I tossed a shorter version of this clip into a post last night but it deserves its own thread, particularly given how discordant it is with Fox’s morning and primetime programming. FNC nemesis Gabriel Sherman insists that this never would have aired if Roger Ailes was still in charge. Is that right? Seems to me that Shep pops off pretty regularly in ways that undercut the right’s conventional wisdom. But maybe attacking Trump and imperiling the network’s relationship with the White House would be a bridge too far for Ailes.
Fox isn’t the only otherwise reliable Trump ally to show some unhappiness about Russiagate in the past 24 hours. This is what greeted me when I checked the Drudge Report this morning:
The man in the Russian hat is Rob Goldstone, who brokered the meeting between Don Jr and the Russian lawyer. Et tu, Matt Drudge?
On the other hand, about 12 hours after Shep unleashed the tirade seen below, Fox was back to broadcasting stuff like this:
We've reached the "Nixon was right" stage of the Trump defense. pic.twitter.com/Wj7uBCY0ua
— Will Saletan (@saletan) July 15, 2017
I don’t think it’s that hard to square Team Trump’s claim that Russiagate writ large is a nothingburger with their lies about Don Jr’s meeting. It’s possible (if unlikely at this point) that the meeting represents the extent of the campaign’s attempts to collude with Russia. But it’s also undeniably true that Don Jr’s interest in collusion, immortalized in emails to Goldstone, is hugely damaging politically, forcing the White House to shift from “there was no attempt to collude” to “there was no successful attempt to collude.” The campaign’s supposedly clean hands will never be fully clean again. It’s like meeting with a hit man to discuss killing someone, then having that person turn up dead a few weeks later. Even if you ended up not hiring the assassin, even if the deceased’s death turned out to be a total coincidence, you really wouldn’t want people to know that you held that meeting, right? You’d never get out from under the cloud of suspicion.
But that’s not to say that the attendees should pay no penalty, even if they’re telling the truth that nothing came of their chat with Veselnitskaya. A good question from career CIA officer Edward Price: How does Jared Kushner still have a security clearance?
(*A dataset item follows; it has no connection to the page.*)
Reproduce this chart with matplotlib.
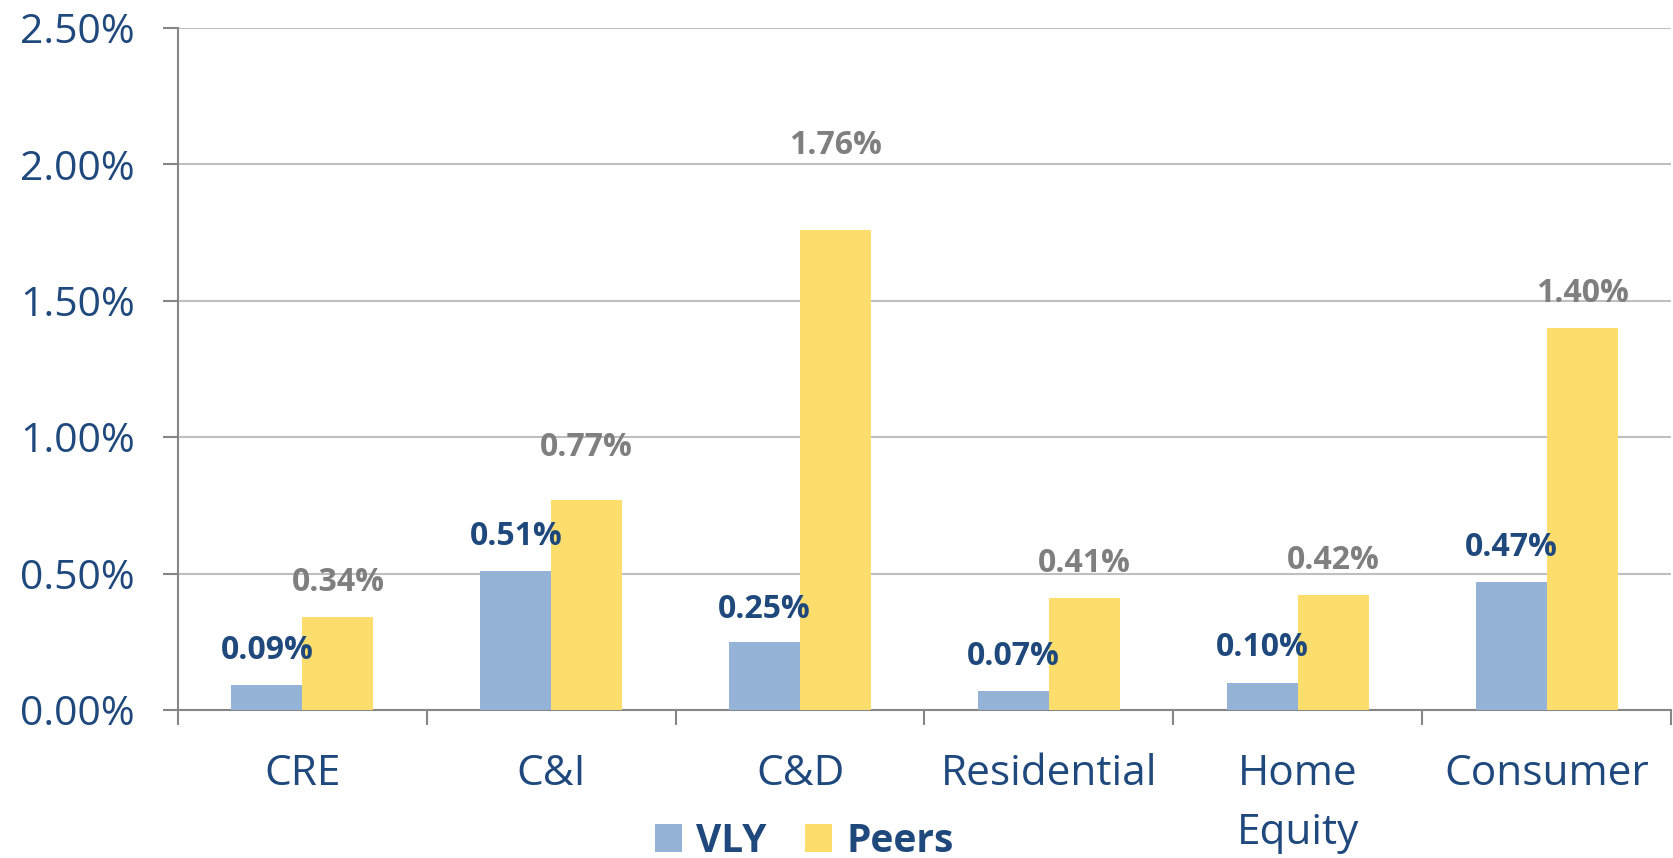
import matplotlib
matplotlib.use("Agg")
import matplotlib.pyplot as plt
import numpy as np
from matplotlib.ticker import FixedLocator, FuncFormatter

categories = ["CRE", "C&I", "C&D", "Residential", "Home\nEquity", "Consumer"]
vly = [0.09, 0.51, 0.25, 0.07, 0.10, 0.47]
peers = [0.34, 0.77, 1.76, 0.41, 0.42, 1.40]
yticks = [0.0, 0.5, 1.0, 1.5, 2.0, 2.5]

# label offsets above bar tops (points) - style only
vly_offsets = [25, 25, 23, 25, 25, 25]
peers_offsets = [25, 38, 61, 25, 25, 25]

plt.rcParams['font.family'] = ['Open Sans', 'DejaVu Sans']

BLUE = "#95B3D7"
YELLOW = "#FDDE6C"
DARK = "#1F497D"
GREY = "#7F7F7F"

fig = plt.figure(figsize=(16.74, 8.58), dpi=100)
ax = fig.add_axes([178/1674, 1 - 710/858, (1671-178)/1674, (710-28)/858])

x = np.arange(len(categories))
w = 0.285
b1 = ax.bar(x - w/2, vly, w, color=BLUE, label="VLY", zorder=3)
b2 = ax.bar(x + w/2, peers, w, color=YELLOW, label="Peers", zorder=3)

for xi, v, o in zip(x, vly, vly_offsets):
    ax.annotate(f"{v:.2f}%", (xi - w/2, v), xytext=(0, o), textcoords="offset points",
                ha="center", va="center", fontsize=23, fontweight="bold", color=DARK, zorder=5)
for xi, v, o in zip(x, peers, peers_offsets):
    ax.annotate(f"{v:.2f}%", (xi + w/2, v), xytext=(0, o), textcoords="offset points",
                ha="center", va="center", fontsize=23, fontweight="bold", color=GREY, zorder=5)

ax.set_xlim(-0.5, len(categories) - 0.5)
ax.set_ylim(0, 2.5)
ax.set_yticks(yticks)
ax.yaxis.set_major_formatter(FuncFormatter(lambda v, p: f"{v:.2f}%"))
ax.yaxis.grid(True, color="#BFBFBF", linewidth=1.5, zorder=0)
ax.set_axisbelow(True)

ax.xaxis.set_major_locator(FixedLocator(np.arange(-0.5, len(categories), 1.0)))
ax.xaxis.set_major_formatter(plt.NullFormatter())
ax.xaxis.set_minor_locator(FixedLocator(x))
ax.set_xticklabels(categories, minor=True)
ax.tick_params(axis="x", which="minor", length=0, pad=31, labelsize=30.5, labelcolor=DARK)
ax.tick_params(axis="x", which="major", length=11, width=1.5, color="#868686", direction="out")
ax.tick_params(axis="y", length=11, width=1.5, color="#868686", pad=20, labelsize=29.5, labelcolor=DARK)
for lbl in ax.get_xticklabels(minor=True):
    lbl.set_linespacing(1.52)

for s in ["top", "right"]:
    ax.spines[s].set_visible(False)
for s in ["left", "bottom"]:
    ax.spines[s].set_color("#868686")
    ax.spines[s].set_linewidth(1.5)

leg = fig.legend(handles=[b1, b2], loc="center left", bbox_to_anchor=(655/1674, 17/858),
                 frameon=False, ncol=2, prop={"size": 28, "weight": "bold"},
                 handlelength=0.7, handleheight=0.7, handletextpad=0.35,
                 columnspacing=1.0, borderpad=0, borderaxespad=0)
for t in leg.get_texts():
    t.set_color(DARK)

fig.savefig("out.png", dpi=100)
I am confident in saying that my clearance would have been immediately revoked had I, as a career CIA officer, been accused of a fraction of these activities. In my case, the clearance process culminating in my first day at Langley lasted approximately a year, fairly standard for the period. It consisted of interviews, psychological exams and a lie detector test, while my family, friends and neighbors were subjected to questions about everything from my financial health to my drinking habits by humorless federal agents. When I ultimately was cleared to join the ranks of the CIA, the imperatives of unimpeachable integrity and sound judgment were stressed at every turn. It’s a mantra that becomes an ethos for our national security officials…
If Kushner indeed still retains his clearance, there’s an unmistakable double standard at play. Career officials, many of whom spend decades in service of their country, are subject to a different set of rules than those under the protection of the powerful. That’s never how the system has worked, nor is it how it should work. The classified information Kushner has access to is no less sensitive, and, in fact, his position in the West Wing—where I spent the past few years—exposes him to a much broader array of the most classified information and programs in the U.S. government than he would in most other executive branch roles.
The hard-nosed answer to Price’s question is that the president can grant a security clearance to anyone he likes. So let’s rephrase it: How is it in the interest of America’s national security for Jared Kushner to still have a security clearance? Even if you presume he’s innocent of collusion, the number of dubious meetings with Russians that he’s had to reveal belatedly (Kislyak, Veselnitskaya, the head of that state-run Russian bank) makes him a potential blackmail risk. What other still unknown meetings might he have had that Russia knows about but which Americans, as yet, do not?
Exit question: Shep notes here that Fox has confirmed there was an eighth person in Don Jr’s meeting along with Junior himself, Kushner, Manafort, Goldstone, Veselnitskaya, Rinat Akhmetshin, and a translator. Has anyone identified yet who that person was? Unless I missed it, as of Saturday afternoon we’re still in the dark about it.